**INFORMATION SUPPLIED:**
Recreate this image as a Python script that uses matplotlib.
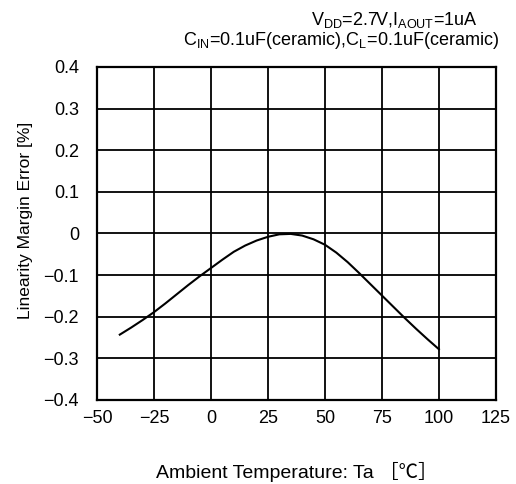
import matplotlib
matplotlib.use('Agg')
import matplotlib.pyplot as plt
from matplotlib.ticker import FuncFormatter

plt.rcParams['font.family'] = ['Liberation Sans', 'Noto Sans CJK JP', 'DejaVu Sans']
plt.rcParams['mathtext.fontset'] = 'custom'
plt.rcParams['mathtext.rm'] = 'Liberation Sans'

# Ambient temperature [degC] and linearity margin error [%]
temperature = [-40, -35, -30, -25, -20, -15, -10, -5, 0, 5, 10, 15, 20, 25, 30,
               35, 40, 45, 50, 55, 60, 65, 70, 75, 80, 85, 90, 95, 100]
error = [-0.243, -0.226, -0.208, -0.189, -0.168, -0.146, -0.124, -0.103, -0.083,
         -0.063, -0.044, -0.029, -0.017, -0.008, -0.002, -0.001, -0.005, -0.014,
         -0.027, -0.046, -0.069, -0.095, -0.122, -0.149, -0.176, -0.203, -0.229,
         -0.254, -0.278]

x_ticks = [-50, -25, 0, 25, 50, 75, 100, 125]
y_ticks = [-0.4, -0.3, -0.2, -0.1, 0, 0.1, 0.2, 0.3, 0.4]


def fmt_y(v, pos):
    if abs(v) < 1e-9:
        return '0'
    return f'{v:.1f}'.replace('-', '\u2212')


def fmt_x(v, pos):
    return f'{v:.0f}'.replace('-', '\u2212')


fig = plt.figure(figsize=(5.16, 4.84), dpi=100)
ax = fig.add_axes([0.188, 0.1736, 0.773, 0.688])

ax.plot(temperature, error, color='black', linewidth=1.5)

ax.set_xlim(-50, 125)
ax.set_ylim(-0.4, 0.4)
ax.set_xticks(x_ticks)
ax.set_yticks(y_ticks)
ax.xaxis.set_major_formatter(FuncFormatter(fmt_x))
ax.yaxis.set_major_formatter(FuncFormatter(fmt_y))
ax.tick_params(length=0, labelsize=13, colors='black')
ax.tick_params(axis='y', pad=13)
ax.tick_params(axis='x', pad=7)
ax.grid(True, color='black', linewidth=1.3)
for s in ax.spines.values():
    s.set_linewidth(1.6)

ax.set_xlabel('Ambient Temperature: Ta \uff3b\u2103\uff3d', fontsize=14)
ax.xaxis.set_label_coords(0.5, -0.187)
ax.set_ylabel('Linearity Margin Error [%]', fontsize=12.5)
ax.yaxis.set_label_coords(-0.16, 0.54)

fig.text(0.925, 0.958, r'V$_{\rm DD}$=2.7V,I$_{\rm AOUT}$=1uA',
         ha='right', va='center', fontsize=13)
fig.text(0.966, 0.916, r'C$_{\rm IN}$=0.1uF(ceramic),C$_{\rm L}$=0.1uF(ceramic)',
         ha='right', va='center', fontsize=13)

fig.savefig('out.png', dpi=100)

**WORK REQUIRED:** Out of the material above, select every line that holds the string "matplotlib".

**WRITTEN ANSWER:**
Recreate this image as a Python script that uses matplotlib.
import matplotlib
matplotlib.use('Agg')
import matplotlib.pyplot as plt
from matplotlib.ticker import FuncFormatter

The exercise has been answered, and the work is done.